-- WHAT TO PRODUCE --
Pictures stay out of your copy, but everything else in the records below must be repeated exactly.

-- INFORMATION PROVIDED --

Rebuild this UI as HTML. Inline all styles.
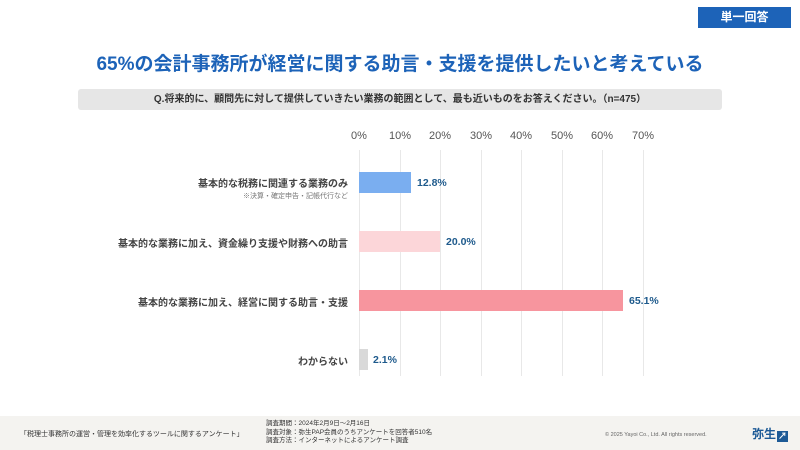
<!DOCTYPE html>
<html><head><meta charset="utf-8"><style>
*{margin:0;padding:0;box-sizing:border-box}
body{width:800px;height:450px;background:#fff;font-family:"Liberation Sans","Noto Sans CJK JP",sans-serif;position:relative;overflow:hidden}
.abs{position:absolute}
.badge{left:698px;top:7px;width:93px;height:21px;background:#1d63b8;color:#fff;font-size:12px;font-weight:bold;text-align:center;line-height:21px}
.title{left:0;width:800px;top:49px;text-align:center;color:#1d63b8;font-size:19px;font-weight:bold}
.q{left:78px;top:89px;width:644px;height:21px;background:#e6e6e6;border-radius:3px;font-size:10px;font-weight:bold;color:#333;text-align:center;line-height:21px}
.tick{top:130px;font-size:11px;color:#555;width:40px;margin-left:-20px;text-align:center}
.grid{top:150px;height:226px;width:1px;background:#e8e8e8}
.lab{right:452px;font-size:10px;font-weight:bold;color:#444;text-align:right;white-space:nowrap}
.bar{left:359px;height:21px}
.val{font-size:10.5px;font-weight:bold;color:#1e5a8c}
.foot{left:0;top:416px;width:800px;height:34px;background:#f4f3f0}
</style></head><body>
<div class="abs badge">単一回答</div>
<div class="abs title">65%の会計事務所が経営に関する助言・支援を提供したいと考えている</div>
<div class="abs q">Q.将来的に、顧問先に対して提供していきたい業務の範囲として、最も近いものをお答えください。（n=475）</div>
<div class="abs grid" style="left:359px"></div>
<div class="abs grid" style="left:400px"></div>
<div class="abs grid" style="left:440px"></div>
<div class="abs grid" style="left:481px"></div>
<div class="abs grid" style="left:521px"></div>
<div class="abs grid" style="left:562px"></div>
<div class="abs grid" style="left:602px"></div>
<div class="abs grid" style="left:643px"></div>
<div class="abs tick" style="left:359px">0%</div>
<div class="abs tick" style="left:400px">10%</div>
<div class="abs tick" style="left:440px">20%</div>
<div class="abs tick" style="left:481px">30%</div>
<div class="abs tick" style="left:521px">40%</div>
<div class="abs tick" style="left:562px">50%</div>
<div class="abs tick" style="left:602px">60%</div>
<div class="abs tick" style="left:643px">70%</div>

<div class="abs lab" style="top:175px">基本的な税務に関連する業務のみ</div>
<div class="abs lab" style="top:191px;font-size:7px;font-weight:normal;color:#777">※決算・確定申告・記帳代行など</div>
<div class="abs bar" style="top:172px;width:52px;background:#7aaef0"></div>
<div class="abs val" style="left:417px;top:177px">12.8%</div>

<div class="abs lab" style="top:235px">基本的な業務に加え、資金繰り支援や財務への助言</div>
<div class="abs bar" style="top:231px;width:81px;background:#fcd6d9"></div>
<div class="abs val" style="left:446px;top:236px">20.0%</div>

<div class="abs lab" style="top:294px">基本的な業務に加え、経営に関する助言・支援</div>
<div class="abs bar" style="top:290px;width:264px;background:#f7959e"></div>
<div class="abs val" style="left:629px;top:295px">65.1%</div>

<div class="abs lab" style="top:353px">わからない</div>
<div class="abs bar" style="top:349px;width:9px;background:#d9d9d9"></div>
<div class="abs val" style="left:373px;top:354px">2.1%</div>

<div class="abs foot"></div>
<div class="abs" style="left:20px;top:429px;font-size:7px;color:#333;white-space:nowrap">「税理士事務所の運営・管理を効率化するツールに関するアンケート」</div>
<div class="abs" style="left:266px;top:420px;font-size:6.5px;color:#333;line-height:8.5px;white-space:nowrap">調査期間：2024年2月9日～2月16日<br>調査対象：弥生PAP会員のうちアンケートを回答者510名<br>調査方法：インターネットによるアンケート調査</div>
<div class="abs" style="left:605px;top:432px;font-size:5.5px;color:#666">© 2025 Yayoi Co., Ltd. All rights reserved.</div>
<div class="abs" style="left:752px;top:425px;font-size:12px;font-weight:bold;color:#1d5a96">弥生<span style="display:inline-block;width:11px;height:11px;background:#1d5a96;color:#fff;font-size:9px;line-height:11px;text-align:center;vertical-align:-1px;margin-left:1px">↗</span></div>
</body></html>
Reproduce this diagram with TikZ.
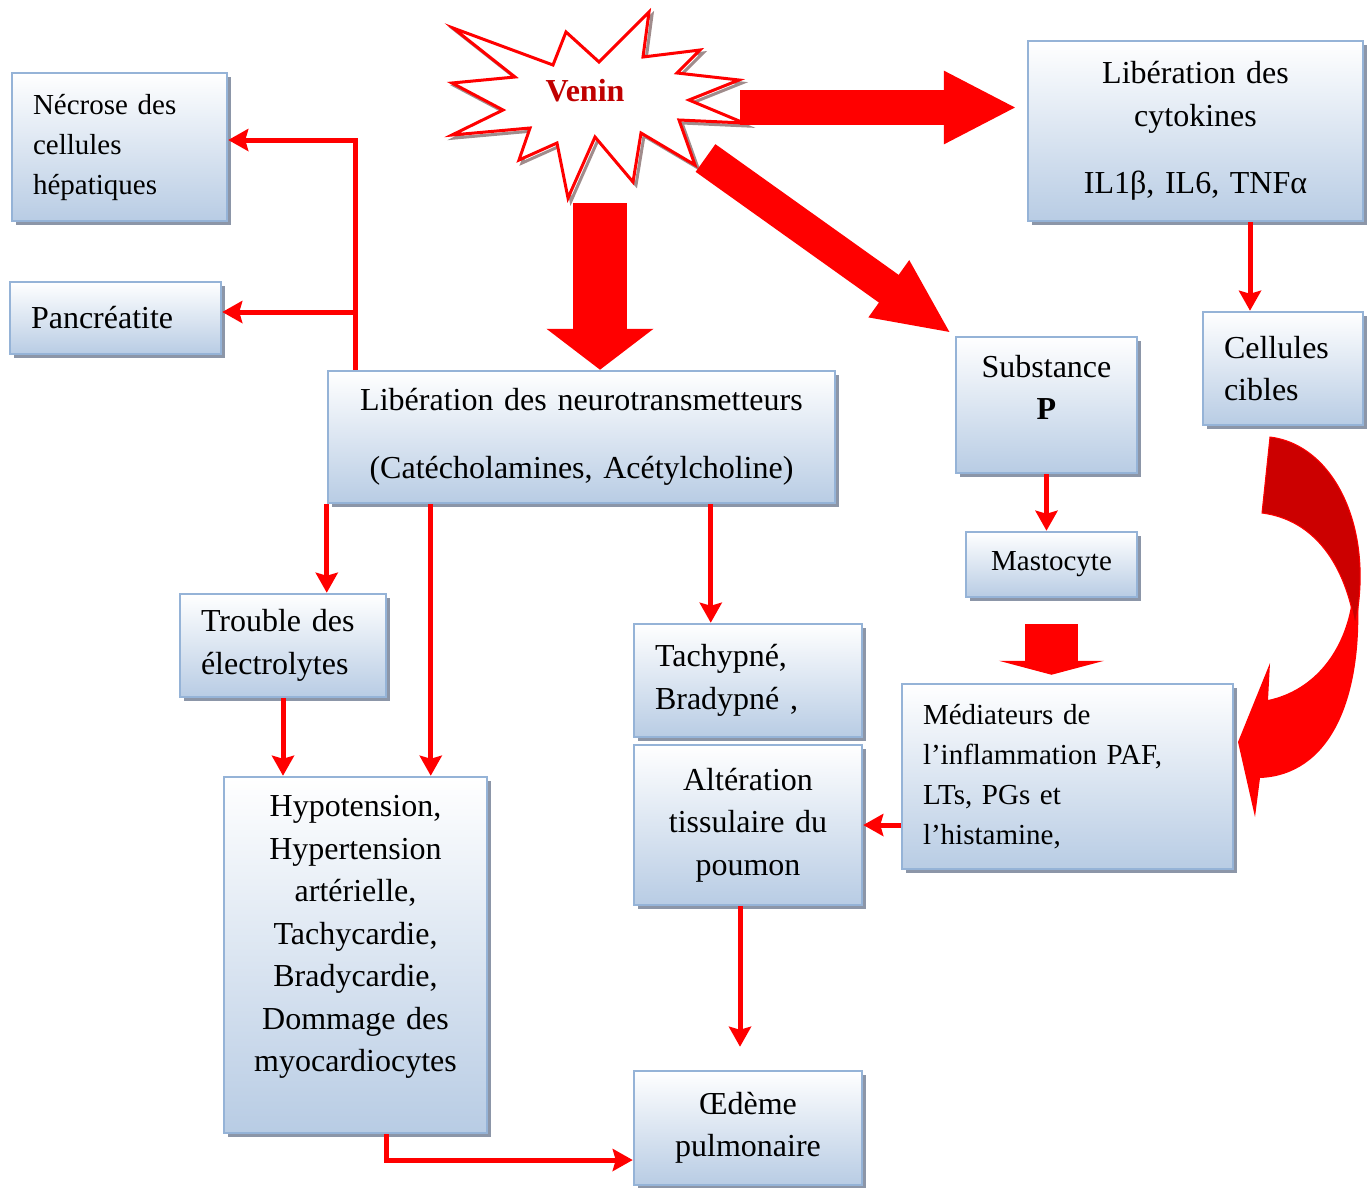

-- EXERCISE ANSWER --
Rebuild this UI as HTML. Inline all styles.
<!DOCTYPE html>
<html><head><meta charset="utf-8"><style>
*{margin:0;padding:0;box-sizing:border-box}
body{width:800px;height:450px;background:#fff;font-family:"Liberation Sans","Noto Sans CJK JP",sans-serif;position:relative;overflow:hidden}
.abs{position:absolute}
.badge{left:698px;top:7px;width:93px;height:21px;background:#1d63b8;color:#fff;font-size:12px;font-weight:bold;text-align:center;line-height:21px}
.title{left:0;width:800px;top:49px;text-align:center;color:#1d63b8;font-size:19px;font-weight:bold}
.q{left:78px;top:89px;width:644px;height:21px;background:#e6e6e6;border-radius:3px;font-size:10px;font-weight:bold;color:#333;text-align:center;line-height:21px}
.tick{top:130px;font-size:11px;color:#555;width:40px;margin-left:-20px;text-align:center}
.grid{top:150px;height:226px;width:1px;background:#e8e8e8}
.lab{right:452px;font-size:10px;font-weight:bold;color:#444;text-align:right;white-space:nowrap}
.bar{left:359px;height:21px}
.val{font-size:10.5px;font-weight:bold;color:#1e5a8c}
.foot{left:0;top:416px;width:800px;height:34px;background:#f4f3f0}
</style></head><body>
<div class="abs badge">単一回答</div>
<div class="abs title">65%の会計事務所が経営に関する助言・支援を提供したいと考えている</div>
<div class="abs q">Q.将来的に、顧問先に対して提供していきたい業務の範囲として、最も近いものをお答えください。（n=475）</div>
<div class="abs grid" style="left:359px"></div>
<div class="abs grid" style="left:400px"></div>
<div class="abs grid" style="left:440px"></div>
<div class="abs grid" style="left:481px"></div>
<div class="abs grid" style="left:521px"></div>
<div class="abs grid" style="left:562px"></div>
<div class="abs grid" style="left:602px"></div>
<div class="abs grid" style="left:643px"></div>
<div class="abs tick" style="left:359px">0%</div>
<div class="abs tick" style="left:400px">10%</div>
<div class="abs tick" style="left:440px">20%</div>
<div class="abs tick" style="left:481px">30%</div>
<div class="abs tick" style="left:521px">40%</div>
<div class="abs tick" style="left:562px">50%</div>
<div class="abs tick" style="left:602px">60%</div>
<div class="abs tick" style="left:643px">70%</div>

<div class="abs lab" style="top:175px">基本的な税務に関連する業務のみ</div>
<div class="abs lab" style="top:191px;font-size:7px;font-weight:normal;color:#777">※決算・確定申告・記帳代行など</div>
<div class="abs bar" style="top:172px;width:52px;background:#7aaef0"></div>
<div class="abs val" style="left:417px;top:177px">12.8%</div>

<div class="abs lab" style="top:235px">基本的な業務に加え、資金繰り支援や財務への助言</div>
<div class="abs bar" style="top:231px;width:81px;background:#fcd6d9"></div>
<div class="abs val" style="left:446px;top:236px">20.0%</div>

<div class="abs lab" style="top:294px">基本的な業務に加え、経営に関する助言・支援</div>
<div class="abs bar" style="top:290px;width:264px;background:#f7959e"></div>
<div class="abs val" style="left:629px;top:295px">65.1%</div>

<div class="abs lab" style="top:353px">わからない</div>
<div class="abs bar" style="top:349px;width:9px;background:#d9d9d9"></div>
<div class="abs val" style="left:373px;top:354px">2.1%</div>

<div class="abs foot"></div>
<div class="abs" style="left:20px;top:429px;font-size:7px;color:#333;white-space:nowrap">「税理士事務所の運営・管理を効率化するツールに関するアンケート」</div>
<div class="abs" style="left:266px;top:420px;font-size:6.5px;color:#333;line-height:8.5px;white-space:nowrap">調査期間：2024年2月9日～2月16日<br>調査対象：弥生PAP会員のうちアンケートを回答者510名<br>調査方法：インターネットによるアンケート調査</div>
<div class="abs" style="left:605px;top:432px;font-size:5.5px;color:#666">© 2025 Yayoi Co., Ltd. All rights reserved.</div>
<div class="abs" style="left:752px;top:425px;font-size:12px;font-weight:bold;color:#1d5a96">弥生<span style="display:inline-block;width:11px;height:11px;background:#1d5a96;color:#fff;font-size:9px;line-height:11px;text-align:center;vertical-align:-1px;margin-left:1px">↗</span></div>
</body></html>
Reproduce this diagram with TikZ.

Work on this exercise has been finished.